# Homework Help: Pressure Measurements

1. Apr 7, 2009

### science.girl

1. The problem statement, all variables and given/known data
The spring of a pressure gauge has a force constant of 1250 N/m, and the piston has a radius of 1.20 cm. As the gauge is lowered into water, what change in depth causes the piston to move in by 0.750 cm?

2. Relevant equations
F = -k$$\Delta$$x

$$\frac{F}{A}$$ = Y$$\frac{\Delta L}{L 0}$$

$$\Delta$$P = -B$$\frac{\Delta V}{V}$$

$$\rho$$ = $$\frac{M}{V}$$

P = $$\frac{F}{A}$$

P2 = P1 + $$\rho$$gh

3. The attempt at a solution
I'm not sure exactly how to begin.
I know that P = F/A, so would the pressure of the water on the gauge be:

P = F/A
P = F/($$\pi$$r2)
P = F/(1.44$$\pi$$)

But wouldn't another equation involve the force constant, because that would be a force acting against the water pressure?

Any guidance would be appreciated.

2. Apr 8, 2009

### Carid

To compress that spring a distance of one metre you'd need to exert a force of 1250 newtons. But we are only going to compress it by 0.75 centimetres. So how much force is required?

Now you've found the force, and we know its acting on a circular area of radius 1.2 cm, what pressure (force per unit area) is exerted on the piston?

Now in a liquid the static pressure is always equal to depth * density.

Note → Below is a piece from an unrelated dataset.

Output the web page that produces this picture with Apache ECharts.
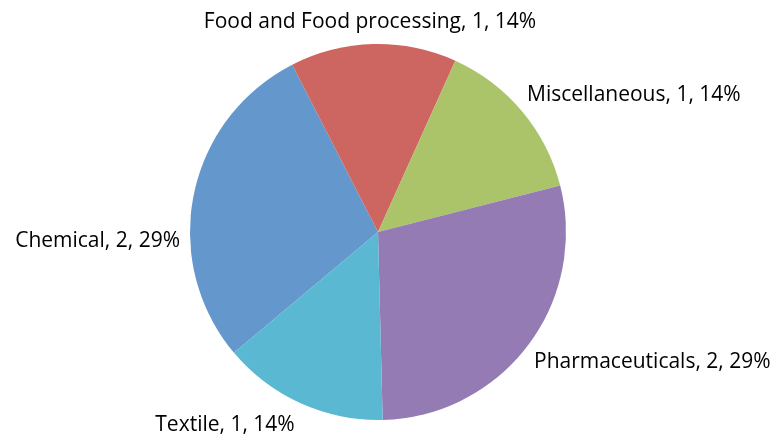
<!DOCTYPE html>
<html>
<head>
<meta charset="utf-8">
<script src="https://cdn.jsdelivr.net/npm/echarts@6/dist/echarts.min.js"></script>
<style>
    html, body { margin: 0; padding: 0; background: #fff; }
    #chart { width: 776px; height: 434px; }
</style>
</head>
<body>
<div id="chart"></div>
<script>
var categories = ['Chemical', 'Food and Food processing', 'Miscellaneous', 'Pharmaceuticals', 'Textile'];
var values = [2, 1, 1, 2, 1];
var colors = ['#6497CB', '#CD6660', '#ABC46A', '#957BB4', '#5BB8D2'];

// where the data labels sit, as in the original picture
var labelSpots = [
    { x: 180, y: 241, align: 'right' },
    { x: 370, y: 22, align: 'center' },
    { x: 527, y: 95, align: 'left' },
    { x: 534, y: 362, align: 'left' },
    { x: 225, y: 425, align: 'center' }
];

var pieData = [];
for (var i = 0; i < categories.length; i++) {
    pieData.push({ name: categories[i], value: values[i] });
}

var chart = echarts.init(document.getElementById('chart'));
chart.setOption({
    animation: false,
    color: colors,
    series: [{
        type: 'pie',
        center: [378, 232],
        radius: 188,
        startAngle: 220,
        clockwise: true,
        percentPrecision: 0,
        data: pieData,
        itemStyle: { borderWidth: 0 },
        label: {
            show: true,
            position: 'outside',
            formatter: '{b}, {c}, {d}%',
            fontFamily: 'Open Sans',
            fontSize: 21,
            color: '#000',
            overflow: 'none'
        },
        labelLine: { show: false, length: 8, length2: 0 },
        labelLayout: function (params) {
            var s = labelSpots[params.dataIndex];
            return { x: s.x, y: s.y, align: s.align, verticalAlign: 'middle' };
        }
    }]
});
</script>
</body>
</html>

So equate the required pressure to the static liquid pressure and discover the depth.

3. Apr 8, 2009

### science.girl

F = -k$$\Delta$$x
F = (-1250 N/m)(-0.0075 m)
F = 9.375 N

P = $$\frac{F}{A}$$

P = $$\frac{9.375 N}{\pi(1.20 cm) 2}$$

P = 2.07 N/cm2

So, is this equivalent to the equation: P = P$$_{0}$$ + $$\rho$$gh?

And would the density be the density of the fluid? (In which case calculation would be unnecessary, and I would just use the standard density of water?)

By the way, thank you for your help thus far.

Last edited: Apr 8, 2009
4. Apr 8, 2009

### science.girl

I think I have it:

P = F/A = (9.375 N)/(pi * 0.012^2) = 20723.3 Pa

P = $$\rho$$gh
20723.3 Pa = (1000 kg/m^3)(9.8)(h)
h = 2.11 m

So... h = 2.11 m

Is this correct?

5. Apr 9, 2009

### Carid

Yes that looks right to me. I haven't checked all the units though.

We ignore the atmospheric pressure because the spring was already subjected to that at the beginning of the experiment and the movement of the spring is entirely due to immersion in the liquid.

6. Apr 9, 2009

### science.girl

Oh, now I understand. Thank you for mentioning that last tidbit. I appreciate your help, Carid!